I haven’t been writing, for many supposed reasons. I realize now its because the story I most need to tell is one I legally cannot share. My closest friends know it. In secret Facebook groups, women like me trade our stories like precious gems, supporting them on beds of velvet as they pass lovingly from hand-to-hand.

I had coffee with one such woman the other day, a rare treat of safety and understanding in the analog world. We have a new and very promising friendship. While I revel in the relief of shared experiences, I also mourn that I don’t yet know her favorite movies, authors, painters. I don’t know what she wanted to be when she grew up, what she studied at school, or if she has a bawdy sense of humor. Because we first are sorting through the muck, carefully holding each other’s tragedies in the sunshine and saying, “I see you. I’m sorry. You didn’t deserve this.” As important as this is, I am sorry that it will take even longer to learn about the parts of us we don’t share—the deep, mundane, and profane ones that make her uniquely her and me uniquely me.

I don’t have a list of five ways you can support a woman artist who has had “do not cross” tape wrapped around parts of her own story.
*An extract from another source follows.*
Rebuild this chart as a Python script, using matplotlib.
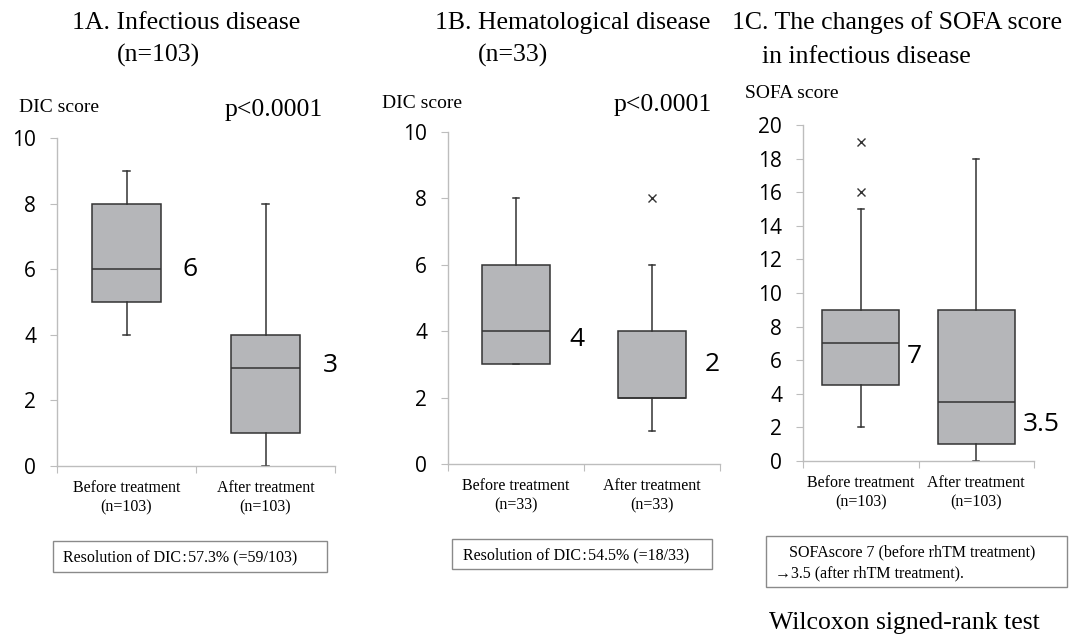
import matplotlib
matplotlib.use("Agg")
import matplotlib.pyplot as plt
from matplotlib.patches import Rectangle

# box statistics: [before, after]
inf_q1 = [5, 1]
inf_med = [6, 3]
inf_q3 = [8, 4]
inf_lo = [4, 0]
inf_hi = [9, 8]
inf_out = [[], []]

hem_q1 = [3, 2]
hem_med = [4, 2]
hem_q3 = [6, 4]
hem_lo = [3, 1]
hem_hi = [8, 6]
hem_out = [[], [8]]

sofa_q1 = [4.5, 1]
sofa_med = [7, 3.5]
sofa_q3 = [9, 9]
sofa_lo = [2, 0]
sofa_hi = [15, 18]
sofa_out = [[16, 19], []]

groups = ["Before treatment", "After treatment"]
n_inf = 103
n_hem = 33

W, H = 1074, 636
SERIF = "Liberation Serif"
SANS = "Open Sans"
BOXC = "#b5b6b9"
EDGE = "#333333"
SPINE = "#bdbdbd"


def px(x, y):
    # pixel position -> figure fraction
    return x / W, 1 - y / H


def make_stats(q1, med, q3, lo, hi, out):
    return [dict(q1=q1[i], med=med[i], q3=q3[i], whislo=lo[i], whishi=hi[i],
                 fliers=out[i]) for i in range(len(q1))]


def draw_panel(rect, stats, n, ymax, width, lab_y, lab_dx):
    l, r, t, b = rect
    ax = fig.add_axes([l / W, 1 - b / H, (r - l) / W, (b - t) / H])
    lc = dict(color=EDGE, linewidth=1.1)
    ax.bxp(stats, positions=[1, 2], widths=width, patch_artist=True,
           boxprops=dict(facecolor=BOXC, edgecolor=EDGE, linewidth=1.1),
           medianprops=lc, whiskerprops=lc, capprops=lc,
           capwidths=0.05,
           flierprops=dict(marker="x", markeredgecolor=EDGE, markersize=6,
                           markeredgewidth=1))
    ax.set_xlim(0.5, 2.5)
    ax.set_ylim(0, ymax)
    ax.set_yticks(range(0, ymax + 1, 2))
    ax.set_xticks([0.5, 1.5, 2.5], labels=["", "", ""])
    ax.set_xticks([1, 2], labels=[f"{g}\n(n={n})" for g in groups], minor=True)
    for lab in ax.get_xticklabels(minor=True):
        lab.set_family(SERIF)
        lab.set_fontsize(11.5)
        lab.set_linespacing(1.3)
    for lab in ax.get_yticklabels():
        lab.set_family(SANS)
        lab.set_fontsize(15)
    ax.tick_params(axis="x", which="minor", length=0, pad=10)
    ax.tick_params(axis="x", which="major", length=5, color=SPINE)
    ax.tick_params(axis="y", length=5, color=SPINE, pad=10)
    for s in ["top", "right"]:
        ax.spines[s].set_visible(False)
    for s in ["left", "bottom"]:
        ax.spines[s].set_color(SPINE)
        ax.spines[s].set_linewidth(1)
    ax.patch.set_alpha(0)
    # median value labels
    for i, st in enumerate(stats):
        ax.text(i + 1 + width / 2 + lab_dx[i], lab_y[i], f"{st['med']:g}",
                family=SANS, fontsize=19, ha="left", va="center")
    return ax


fig = plt.figure(figsize=(W / 100, H / 100), dpi=100)

# 1A
draw_panel((57, 335, 138, 466),
           make_stats(inf_q1, inf_med, inf_q3, inf_lo, inf_hi, inf_out),
           n_inf, 10, 0.5, [6, 3.05], [0.15, 0.16])
# 1B
draw_panel((448, 720, 132, 464),
           make_stats(hem_q1, hem_med, hem_q3, hem_lo, hem_hi, hem_out),
           n_hem, 10, 0.5, [3.75, 3.0], [0.145, 0.14])
# 1C
draw_panel((803, 1034, 125, 461),
           make_stats(sofa_q1, sofa_med, sofa_q3, sofa_lo, sofa_hi, sofa_out),
           n_inf, 20, 0.67, [6.2, 2.15], [0.065, 0.07])

# titles and labels
def ftext(x, y, s, size, ha="left", family=SERIF):
    fig.text(*px(x, y), s, fontsize=size, family=family, ha=ha, va="center")

ftext(72, 23, "1A. Infectious disease", 18.5)
ftext(117, 55, "(n=103)", 18.5)
ftext(435, 23, "1B. Hematological disease", 18.5)
ftext(478, 55, "(n=33)", 18.5)
ftext(732, 23, "1C. The changes of SOFA score", 18.5)
ftext(762, 57, "in infectious disease", 18.5)

ftext(19, 108, "DIC score", 14)
ftext(225, 110, "p<0.0001", 18.5)
ftext(382, 103, "DIC score", 14)
ftext(614, 105, "p<0.0001", 18.5)
ftext(745, 93, "SOFA score", 14)

# boxed notes
def note_box(x0, y0, x1, y1):
    fig.add_artist(Rectangle(px(x0, y1), (x1 - x0) / W, (y1 - y0) / H,
                             transform=fig.transFigure, fill=False,
                             edgecolor="#8a8a8a", linewidth=1))

NOTE_FONT = [SERIF, "DejaVu Serif"]
note_box(53, 541, 327, 572)
fig.text(*px(63, 557), "Resolution of DIC\u200a:\u200a57.3% (=59/103)", fontsize=11.5,
         family=NOTE_FONT, ha="left", va="center")
note_box(452, 539, 712, 569)
fig.text(*px(463, 555), "Resolution of DIC\u200a:\u200a54.5% (=18/33)", fontsize=11.5,
         family=NOTE_FONT, ha="left", va="center")
note_box(766, 536, 1067, 587)
fig.text(*px(789, 552), "SOFAscore 7 (before rhTM treatment)", fontsize=11.5,
         family=NOTE_FONT, ha="left", va="center")
fig.text(*px(775, 573), "\u21923.5 (after rhTM treatment).", fontsize=11.5,
         family=NOTE_FONT, ha="left", va="center")

ftext(769, 623, "Wilcoxon signed-rank test", 18.5)

fig.savefig("out.png", dpi=100)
You are at just as much of a loss as she is if, at best, you can read her unborn masterpiece between the lines. There is no War and Peace or Of Mice and Men in those narrow, wordless spaces.

Meanwhile, though I can’t describe what cut me, I can tell you that there is a crudely made cross at the side of this winding road where I died. I can write of the sulphur in the matchstrike as I lit the candle of Guadalupe for mother’s love; and of the flowers I gathered and placed there, knowing they would certainly decay once I left the hairpin curve and its bottomless drop-off behind me.

I will share my rebirth with you—what I see as the new, pink skin forms and the scar tissue knits itself together, shiny and strong. I’ll take what I can get; which is, after all, much more than most have in this world.